Total debt was £459.8m, including preference shares. Financial debt stood at £261.2m, made up of £134.3m of long-term amortising debt and £126.9m drawn on the revolving credit facility, or RCF.
The company has already repaid net £18m of the RCF during the year and repaid a further £25m after the fourth phase of capital recycling completed in March. It now wants gearing down to 40% to 45%, which feels sensible given the pressure on valuations.
To get there, NESF is selling assets. The initial capital recycling programme sold five solar assets totalling 245MW, raising c.£119m and delivering an aggregate NAV uplift of 2.44p per share. It has now identified another 120MW for disposal over the next 36 months, with talks progressing on the first 45MW.
This is where execution matters. Asset sales at or around book value would support the case that the discount is too wide. Poor sale prices would do the opposite.
Operationally, this was a decent year. The portfolio generated 844GWh of electricity, up from 830GWh, and came in 2.0% above budget. Irradiation was 6.7% ahead of budget, which helped.
The portfolio now has 99 operating assets and 838MW of installed capacity, down from 937MW, largely because of disposals. That means lower scale, but not necessarily lower quality.

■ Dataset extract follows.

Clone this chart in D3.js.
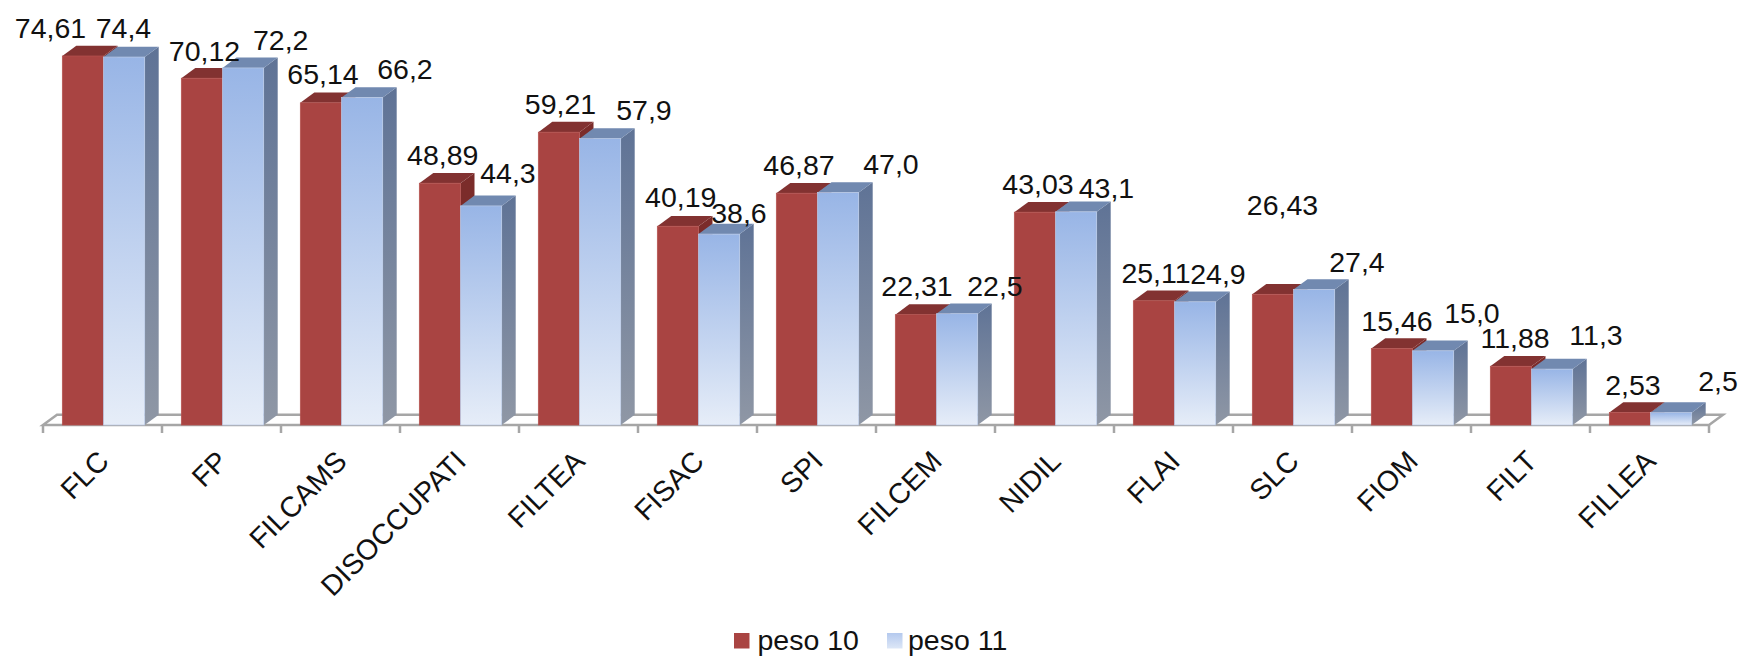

One standout is Camilla, NESF’s 50MW one-hour standalone battery asset. The company says it remained among the top-earning assets of its class on the GB grid, delivered 98% availability, and recorded a state of health of 54MWh versus a warranted level of 43MWh. That is a strong operational datapoint for the battery side of the strategy.
NESF also points to future value creation from life extensions, repowering and hybridisation. Repowering means upgrading older assets to improve output and extend useful life, while hybridisation usually means combining solar with storage on the same site. Management believes these initiatives could create c.£60m to c.£100m of additional value over time.
There are a few quieter positives in this results statement. Investment management fee changes saved £0.6m over the year, while a reduction in operating asset management fees added 1.3p to NAV and £7.4m in value.
Revenue visibility also looks fairly solid in the near term. For FY26/27, c.88% of forecast total revenue is fixed, including 58% fixed subsidised revenue and 30% hedged PPA revenue. A PPA, or power purchase agreement, is a contract to sell electricity at agreed prices.
Policy changes are mixed. The removal of Carbon Price Support from April 2028 could reduce NAV at 30 June 2026 by 0.0p to 0.8p per share, with the adviser expecting the impact towards the lower end. Changes to the Electricity Generator Levy are not expected to affect the company based on current hedge levels.
Shareholders will again be asked to vote on the continuation of the company at the AGM. The board is unanimous in recommending a vote against discontinuation.
That makes sense to me. A forced sale of assets in a weak market rarely ends well, especially when management is trying to prove that disposals can be done profitably and close to NAV. If shareholders voted to wind the company up now, there is a real risk of value being destroyed rather than unlocked.
This results announcement is a mixed bag, but the central message is honest enough. NESF is no longer pretending it can keep paying the old dividend while also fixing the balance sheet.
Positives: the assets are generating cash, the dividend was covered, battery performance looks good, costs are being cut, and debt is starting to come down. Negatives: NAV has fallen hard, the dividend guidance is much lower, gearing is still too high, and the turnaround depends on successful asset sales.
For existing shareholders, this is a patience test. The investment case now rests less on near-term income and more on whether management can reduce debt, stabilise NAV and eventually narrow the discount.
For potential investors, the big question is whether the market has become too pessimistic. NESF clearly thinks so. The next few disposal prices and the pace of deleveraging will tell us whether that confidence is justified.